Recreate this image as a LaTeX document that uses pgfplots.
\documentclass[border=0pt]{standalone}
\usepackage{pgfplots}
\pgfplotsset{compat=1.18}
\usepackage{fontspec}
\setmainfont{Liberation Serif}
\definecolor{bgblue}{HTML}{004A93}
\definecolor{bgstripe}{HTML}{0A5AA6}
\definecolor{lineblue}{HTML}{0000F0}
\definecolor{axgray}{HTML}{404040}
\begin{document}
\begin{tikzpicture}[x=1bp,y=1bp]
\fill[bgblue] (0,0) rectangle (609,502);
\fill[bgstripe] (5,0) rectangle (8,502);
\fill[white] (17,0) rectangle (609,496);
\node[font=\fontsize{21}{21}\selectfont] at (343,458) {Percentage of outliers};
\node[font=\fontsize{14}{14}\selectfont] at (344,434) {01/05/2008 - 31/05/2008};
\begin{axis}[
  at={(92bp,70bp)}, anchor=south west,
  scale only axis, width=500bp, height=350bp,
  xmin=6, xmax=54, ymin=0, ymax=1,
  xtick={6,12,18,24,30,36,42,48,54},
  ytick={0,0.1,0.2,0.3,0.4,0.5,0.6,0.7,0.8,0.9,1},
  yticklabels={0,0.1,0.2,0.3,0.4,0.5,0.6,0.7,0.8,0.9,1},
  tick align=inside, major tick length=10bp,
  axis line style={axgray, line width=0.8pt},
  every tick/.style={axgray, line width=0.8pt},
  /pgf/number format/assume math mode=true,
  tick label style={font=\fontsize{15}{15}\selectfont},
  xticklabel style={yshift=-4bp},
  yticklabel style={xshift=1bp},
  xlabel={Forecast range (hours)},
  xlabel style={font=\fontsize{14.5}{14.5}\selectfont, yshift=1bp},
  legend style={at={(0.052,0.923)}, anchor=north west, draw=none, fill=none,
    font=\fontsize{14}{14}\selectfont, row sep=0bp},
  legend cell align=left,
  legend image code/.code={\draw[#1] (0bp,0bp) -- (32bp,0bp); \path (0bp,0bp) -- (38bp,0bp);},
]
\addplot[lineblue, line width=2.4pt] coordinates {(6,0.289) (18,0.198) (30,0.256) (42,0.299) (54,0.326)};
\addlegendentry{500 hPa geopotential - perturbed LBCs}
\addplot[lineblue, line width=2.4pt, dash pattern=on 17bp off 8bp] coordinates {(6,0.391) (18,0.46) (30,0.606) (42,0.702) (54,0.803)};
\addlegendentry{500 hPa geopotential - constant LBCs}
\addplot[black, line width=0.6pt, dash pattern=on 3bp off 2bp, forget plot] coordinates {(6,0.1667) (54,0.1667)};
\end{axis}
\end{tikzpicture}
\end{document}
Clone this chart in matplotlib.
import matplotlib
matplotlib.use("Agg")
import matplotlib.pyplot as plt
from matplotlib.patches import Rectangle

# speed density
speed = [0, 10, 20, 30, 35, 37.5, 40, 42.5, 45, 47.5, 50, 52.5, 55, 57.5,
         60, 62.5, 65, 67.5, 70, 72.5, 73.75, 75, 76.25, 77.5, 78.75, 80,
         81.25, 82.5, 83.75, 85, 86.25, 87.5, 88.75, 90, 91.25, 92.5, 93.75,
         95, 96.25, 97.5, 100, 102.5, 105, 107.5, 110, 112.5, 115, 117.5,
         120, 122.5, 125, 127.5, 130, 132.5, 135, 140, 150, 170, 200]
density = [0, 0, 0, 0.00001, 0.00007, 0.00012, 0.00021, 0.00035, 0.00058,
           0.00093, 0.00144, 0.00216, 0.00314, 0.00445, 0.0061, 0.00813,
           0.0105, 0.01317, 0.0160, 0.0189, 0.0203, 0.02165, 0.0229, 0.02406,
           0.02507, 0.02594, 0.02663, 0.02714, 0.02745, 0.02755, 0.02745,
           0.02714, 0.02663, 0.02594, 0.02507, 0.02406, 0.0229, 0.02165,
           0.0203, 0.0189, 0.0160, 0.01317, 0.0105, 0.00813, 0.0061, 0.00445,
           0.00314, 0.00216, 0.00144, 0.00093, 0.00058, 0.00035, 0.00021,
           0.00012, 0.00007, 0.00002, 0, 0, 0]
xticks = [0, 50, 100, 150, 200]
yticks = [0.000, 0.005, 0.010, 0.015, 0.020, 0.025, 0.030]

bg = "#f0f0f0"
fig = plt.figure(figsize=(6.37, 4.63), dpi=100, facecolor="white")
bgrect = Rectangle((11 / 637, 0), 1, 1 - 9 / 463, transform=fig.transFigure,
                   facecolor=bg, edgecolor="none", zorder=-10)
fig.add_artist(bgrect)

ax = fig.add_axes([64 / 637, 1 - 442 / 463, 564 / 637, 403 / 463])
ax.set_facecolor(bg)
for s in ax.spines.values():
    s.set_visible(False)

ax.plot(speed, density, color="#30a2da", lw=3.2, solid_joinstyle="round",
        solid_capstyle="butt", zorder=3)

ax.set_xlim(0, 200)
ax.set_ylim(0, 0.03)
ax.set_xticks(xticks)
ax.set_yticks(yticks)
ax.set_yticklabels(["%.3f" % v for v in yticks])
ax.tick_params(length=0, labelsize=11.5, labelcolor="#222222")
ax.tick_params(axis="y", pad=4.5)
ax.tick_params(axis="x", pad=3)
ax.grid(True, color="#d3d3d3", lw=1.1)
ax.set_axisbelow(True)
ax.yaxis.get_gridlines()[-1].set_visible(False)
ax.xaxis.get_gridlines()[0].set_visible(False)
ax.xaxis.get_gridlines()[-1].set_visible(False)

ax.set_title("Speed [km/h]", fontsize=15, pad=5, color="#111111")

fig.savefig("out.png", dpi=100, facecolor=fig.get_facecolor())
____________
Exercise goal
Set down each entry again, unchanged.

Output of the task
Recreate this image as a LaTeX document that uses pgfplots.
\documentclass[border=0pt]{standalone}
\usepackage{pgfplots}
\pgfplotsset{compat=1.18}
\usepackage{fontspec}
\setmainfont{Liberation Serif}
\definecolor{bgblue}{HTML}{004A93}
\definecolor{bgstripe}{HTML}{0A5AA6}
\definecolor{lineblue}{HTML}{0000F0}
\definecolor{axgray}{HTML}{404040}
\begin{document}
\begin{tikzpicture}[x=1bp,y=1bp]
\fill[bgblue] (0,0) rectangle (609,502);
\fill[bgstripe] (5,0) rectangle (8,502);
\fill[white] (17,0) rectangle (609,496);
\node[font=\fontsize{21}{21}\selectfont] at (343,458) {Percentage of outliers};
\node[font=\fontsize{14}{14}\selectfont] at (344,434) {01/05/2008 - 31/05/2008};
\begin{axis}[
  at={(92bp,70bp)}, anchor=south west,
  scale only axis, width=500bp, height=350bp,
  xmin=6, xmax=54, ymin=0, ymax=1,
  xtick={6,12,18,24,30,36,42,48,54},
  ytick={0,0.1,0.2,0.3,0.4,0.5,0.6,0.7,0.8,0.9,1},
  yticklabels={0,0.1,0.2,0.3,0.4,0.5,0.6,0.7,0.8,0.9,1},
  tick align=inside, major tick length=10bp,
  axis line style={axgray, line width=0.8pt},
  every tick/.style={axgray, line width=0.8pt},
  /pgf/number format/assume math mode=true,
  tick label style={font=\fontsize{15}{15}\selectfont},
  xticklabel style={yshift=-4bp},
  yticklabel style={xshift=1bp},
  xlabel={Forecast range (hours)},
  xlabel style={font=\fontsize{14.5}{14.5}\selectfont, yshift=1bp},
  legend style={at={(0.052,0.923)}, anchor=north west, draw=none, fill=none,
    font=\fontsize{14}{14}\selectfont, row sep=0bp},
  legend cell align=left,
  legend image code/.code={\draw[#1] (0bp,0bp) -- (32bp,0bp); \path (0bp,0bp) -- (38bp,0bp);},
]
\addplot[lineblue, line width=2.4pt] coordinates {(6,0.289) (18,0.198) (30,0.256) (42,0.299) (54,0.326)};
\addlegendentry{500 hPa geopotential - perturbed LBCs}
\addplot[lineblue, line width=2.4pt, dash pattern=on 17bp off 8bp] coordinates {(6,0.391) (18,0.46) (30,0.606) (42,0.702) (54,0.803)};
\addlegendentry{500 hPa geopotential - constant LBCs}
\addplot[black, line width=0.6pt, dash pattern=on 3bp off 2bp, forget plot] coordinates {(6,0.1667) (54,0.1667)};
\end{axis}
\end{tikzpicture}
\end{document}
Clone this chart in matplotlib.
import matplotlib
matplotlib.use("Agg")
import matplotlib.pyplot as plt
from matplotlib.patches import Rectangle

# speed density
speed = [0, 10, 20, 30, 35, 37.5, 40, 42.5, 45, 47.5, 50, 52.5, 55, 57.5,
         60, 62.5, 65, 67.5, 70, 72.5, 73.75, 75, 76.25, 77.5, 78.75, 80,
         81.25, 82.5, 83.75, 85, 86.25, 87.5, 88.75, 90, 91.25, 92.5, 93.75,
         95, 96.25, 97.5, 100, 102.5, 105, 107.5, 110, 112.5, 115, 117.5,
         120, 122.5, 125, 127.5, 130, 132.5, 135, 140, 150, 170, 200]
density = [0, 0, 0, 0.00001, 0.00007, 0.00012, 0.00021, 0.00035, 0.00058,
           0.00093, 0.00144, 0.00216, 0.00314, 0.00445, 0.0061, 0.00813,
           0.0105, 0.01317, 0.0160, 0.0189, 0.0203, 0.02165, 0.0229, 0.02406,
           0.02507, 0.02594, 0.02663, 0.02714, 0.02745, 0.02755, 0.02745,
           0.02714, 0.02663, 0.02594, 0.02507, 0.02406, 0.0229, 0.02165,
           0.0203, 0.0189, 0.0160, 0.01317, 0.0105, 0.00813, 0.0061, 0.00445,
           0.00314, 0.00216, 0.00144, 0.00093, 0.00058, 0.00035, 0.00021,
           0.00012, 0.00007, 0.00002, 0, 0, 0]
xticks = [0, 50, 100, 150, 200]
yticks = [0.000, 0.005, 0.010, 0.015, 0.020, 0.025, 0.030]

bg = "#f0f0f0"
fig = plt.figure(figsize=(6.37, 4.63), dpi=100, facecolor="white")
bgrect = Rectangle((11 / 637, 0), 1, 1 - 9 / 463, transform=fig.transFigure,
                   facecolor=bg, edgecolor="none", zorder=-10)
fig.add_artist(bgrect)

ax = fig.add_axes([64 / 637, 1 - 442 / 463, 564 / 637, 403 / 463])
ax.set_facecolor(bg)
for s in ax.spines.values():
    s.set_visible(False)

ax.plot(speed, density, color="#30a2da", lw=3.2, solid_joinstyle="round",
        solid_capstyle="butt", zorder=3)

ax.set_xlim(0, 200)
ax.set_ylim(0, 0.03)
ax.set_xticks(xticks)
ax.set_yticks(yticks)
ax.set_yticklabels(["%.3f" % v for v in yticks])
ax.tick_params(length=0, labelsize=11.5, labelcolor="#222222")
ax.tick_params(axis="y", pad=4.5)
ax.tick_params(axis="x", pad=3)
ax.grid(True, color="#d3d3d3", lw=1.1)
ax.set_axisbelow(True)
ax.yaxis.get_gridlines()[-1].set_visible(False)
ax.xaxis.get_gridlines()[0].set_visible(False)
ax.xaxis.get_gridlines()[-1].set_visible(False)

ax.set_title("Speed [km/h]", fontsize=15, pad=5, color="#111111")

fig.savefig("out.png", dpi=100, facecolor=fig.get_facecolor())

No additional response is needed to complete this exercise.